The bond market continues its 30-plus year-long rally, buoyed further by the temporary flight to quality. Although the 2-year Treasury yield is up 2 basis points on the year to 1.58% at this writing, the 10-year benchmark has fallen 7 basis points to 1.84% and the 30-year yield is down 8 basis points to 2.30%. $8.19 billion was added to high grade corporate bond funds in the opening week of 2020, and high yield funds reported inflows of $1.12 billion. Ten-year Baa corporate bond yields have dropped 11 basis points to 3.59%.
Municipal bonds are still on a tear. Yields, as measured by the AAA general obligation MMD scale, have compressed by another 10 basis points. The 2-year is at 0.94% and the 10-year at 1.35%. The 30-year benchmark at 1.98% is 105 basis points lower than where it stood one year ago. Continuing the 53-week pattern, municipal bond mutual fund inflows continue to set new records. Investors added an astonishing $2.89 billion into state and local government debt funds during the first, traditionally sleepy, week of January. More than $612 million was added to high yield funds.

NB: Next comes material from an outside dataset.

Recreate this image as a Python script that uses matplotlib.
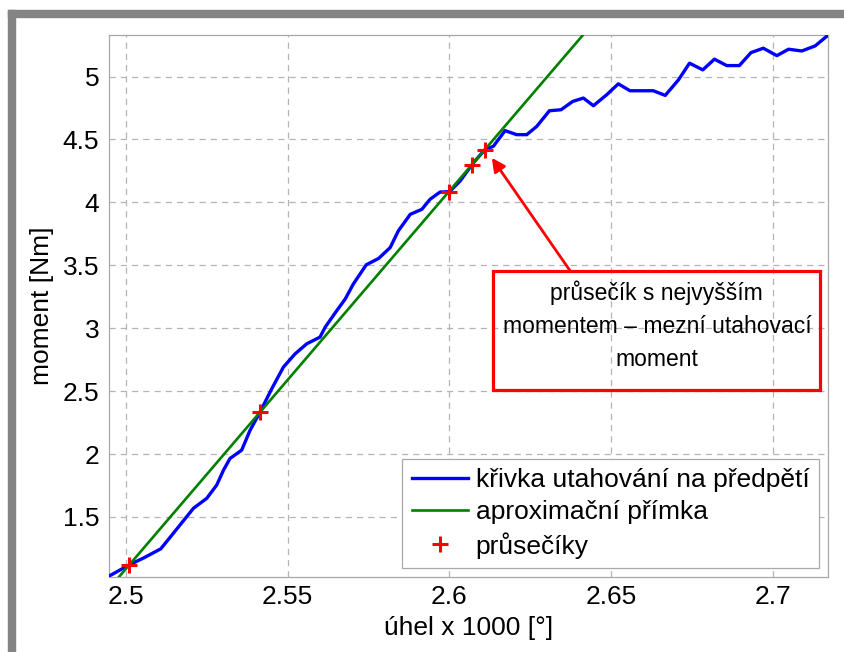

During the first full week of issuance, $5.9 billion of bonds were issued and the high yield muni sector saw little activity. The California School Finance Authority sold $32.3 million of non-rated revenue bonds for Arts in Action Charter Schools that came with a 40-year final maturity priced with a 5.00% coupon to yield 3.67%. And the Build NYC Resource Corporation issued $9.3 million of non-rated revenue bonds structured with a 30-year term bond priced at 5.00% to yield 4.00%. This week’s $6.6 billion slate include a $23.5 million non-rated South Carolina Jobs-Economic Development Authority deal for Hilton Head Christian Academy. The 30-day visible supply of visible bonds totals $12.3 billion. On the cusp of a new calendar used by one quarter of the world’s population, we join in wishing all a Happy New Year.